[Task to complete]
What is the number of lines that include the word "this"? Provide only that figure.
________________________________________
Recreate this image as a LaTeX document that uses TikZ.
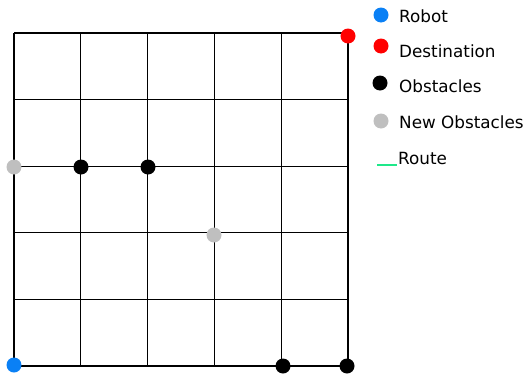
\documentclass[tikz,border=0pt]{standalone}
\usepackage{fontspec}
\setmainfont{DejaVu Sans}
\begin{document}
\begin{tikzpicture}[x=1pt,y=-1pt,
  dot/.style={circle,inner sep=0pt,minimum size=15pt,fill=#1},
  lbl/.style={anchor=base west,inner sep=0pt,font=\fontsize{16.8}{19}\selectfont}]
\useasboundingbox (0,0) rectangle (525,375);
\definecolor{robotblue}{HTML}{0A80F5}
\definecolor{newgray}{HTML}{BFBFBF}
\definecolor{routegreen}{HTML}{1EE88A}
% grid
\foreach \i in {0,...,5} {
  \draw[line width=1.2pt] ({14+\i*66.8},33) -- ({14+\i*66.8},366);
  \draw[line width=1.2pt] (14,{33+\i*66.6}) -- (348,{33+\i*66.6});
}
% grid dots
\node[dot=robotblue] (robot) at (14,365) {};
\node[dot=red] (dest) at (348,36) {};
\node[dot=newgray] (n1) at (14,167) {};
\node[dot=black] (o1) at (81,167) {};
\node[dot=black] (o2) at (148,167) {};
\node[dot=newgray] (n2) at (214,235) {};
\node[dot=black] (o3) at (283,366) {};
\node[dot=black] (o4) at (347,366) {};
% legend
\node[dot=robotblue] (lr) at (381,15) {};
\node[lbl] (tr) at (399,22) {Robot};
\node[dot=red] (ld) at (381,46) {};
\node[lbl] (td) at (399,57) {Destination};
\node[dot=black] (lo) at (380,83) {};
\node[lbl] (to) at (399,92) {Obstacles};
\node[dot=newgray] (ln) at (381,121) {};
\node[lbl] (tn) at (399,128) {New Obstacles};
\coordinate (g1) at (377,165);
\coordinate (g2) at (397,165);
\draw[routegreen,line width=2.2pt] (g1) -- (g2);
\node[lbl] (tro) at (398,164) {Route};
\end{tikzpicture}
\end{document}
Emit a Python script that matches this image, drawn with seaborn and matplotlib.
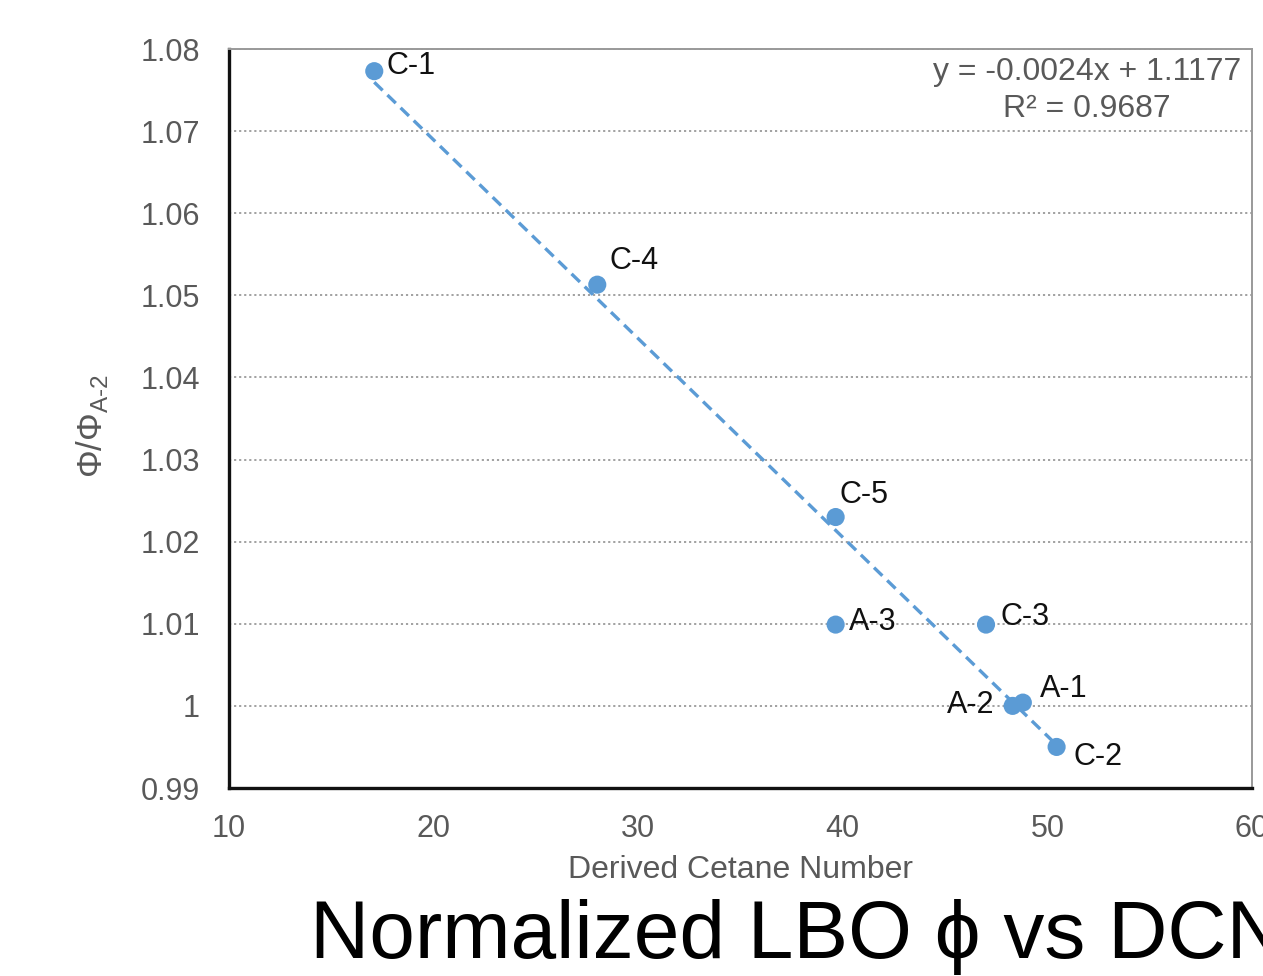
import matplotlib
matplotlib.use("Agg")
import matplotlib.pyplot as plt
import matplotlib.transforms as mtransforms
import seaborn as sns
import pandas as pd
from matplotlib.ticker import FixedLocator, FixedFormatter

# ---- data ----
labels = ["C-1", "C-4", "C-5", "A-3", "C-3", "A-2", "A-1", "C-2"]
dcn = [17.1, 28.0, 39.65, 39.65, 47.0, 48.3, 48.8, 50.45]
phi_ratio = [1.0773, 1.0513, 1.0230, 1.0099, 1.0099, 1.0000, 1.0004, 0.9950]
label_offsets_px = [(12, 5), (12, 24), (4, 22), (13, 3), (14, 8), (-18, 1), (17, 14), (17, -10)]
label_ha = ["left", "left", "left", "left", "left", "right", "left", "left"]

y_ticks = [0.99, 1.00, 1.01, 1.02, 1.03, 1.04, 1.05, 1.06, 1.07, 1.08]
y_tick_labels = ["0.99", "1", "1.01", "1.02", "1.03", "1.04", "1.05", "1.06", "1.07", "1.08"]
x_ticks = [10, 20, 30, 40, 50, 60]
x_tick_labels = ["10", "20", "30", "40", "50", "60"]

equation_text = "y = -0.0024x + 1.1177\nR² = 0.9687"
x_label = "Derived Cetane Number"
y_label = "Φ/Φ$_{\\mathregular{A‐2}}$"
title_text = "Normalized LBO ϕ vs DCN"

df = pd.DataFrame({"DCN": dcn, "ratio": phi_ratio, "label": labels})

sns.set_theme(style="white")
plt.rcParams["font.family"] = ["Liberation Sans", "DejaVu Sans"]
plt.rcParams["mathtext.fontset"] = "custom"
plt.rcParams["mathtext.rm"] = "Liberation Sans"

fig = plt.figure(figsize=(12.63, 9.76), dpi=100)
fig.patch.set_facecolor("white")
ax = fig.add_axes([229 / 1263, 1 - 788 / 976, (1252 - 229) / 1263, (788 - 49) / 976])
ax.set_facecolor("white")

blue = "#5B9BD5"
tick_gray = "#595959"

sns.regplot(data=df, x="DCN", y="ratio", scatter=False, ci=None, ax=ax,
            line_kws=dict(color=blue, lw=2.4, linestyle=(0, (3.5, 2.0))))
sns.scatterplot(data=df, x="DCN", y="ratio", ax=ax, s=170, color=blue,
                edgecolor="none", zorder=5)

for lab, xv, yv, off, ha in zip(labels, dcn, phi_ratio, label_offsets_px, label_ha):
    ax.annotate(lab, (xv, yv), xytext=off, textcoords="offset pixels",
                ha=ha, va="center", fontsize=22, color="#111111", zorder=6)

ax.set_xlim(10, 60)
ax.set_ylim(0.99, 1.08)
ax.xaxis.set_major_locator(FixedLocator(x_ticks))
ax.xaxis.set_major_formatter(FixedFormatter(x_tick_labels))
ax.yaxis.set_major_locator(FixedLocator(y_ticks))
ax.yaxis.set_major_formatter(FixedFormatter(y_tick_labels))
ax.tick_params(axis="both", length=0, labelsize=22, labelcolor=tick_gray)
ax.tick_params(axis="y", pad=21)
ax.tick_params(axis="x", pad=19)

ax.yaxis.grid(True, linestyle=(0, (1.2, 1.6)), color="#9a9a9a", lw=1.3)
ax.xaxis.grid(False)
ax.set_axisbelow(True)

for side in ["left", "bottom"]:
    ax.spines[side].set_color("#111111")
    ax.spines[side].set_linewidth(2.4)
for side in ["top", "right"]:
    ax.spines[side].set_color("#999999")
    ax.spines[side].set_linewidth(1.4)

ax.set_xlabel(x_label, fontsize=23, color=tick_gray, labelpad=8)
ax.set_ylabel(y_label, fontsize=25, color=tick_gray, labelpad=20)
ax.yaxis.set_label_coords(-0.116, 0.49)

fig.text(1087, 976 - 57, equation_text, transform=mtransforms.IdentityTransform(),
         fontsize=23, color=tick_gray, ha="center", va="top",
         multialignment="center", linespacing=1.3)

fig.text(310 / 1263, 1 - 958 / 976, title_text, fontsize=59, color="black",
         ha="left", va="baseline")

fig.savefig("out.png", dpi=100, facecolor="white")
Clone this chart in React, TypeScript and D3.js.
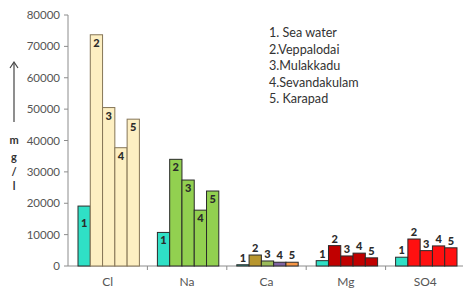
________________________________________
[Reply to the exercise]
3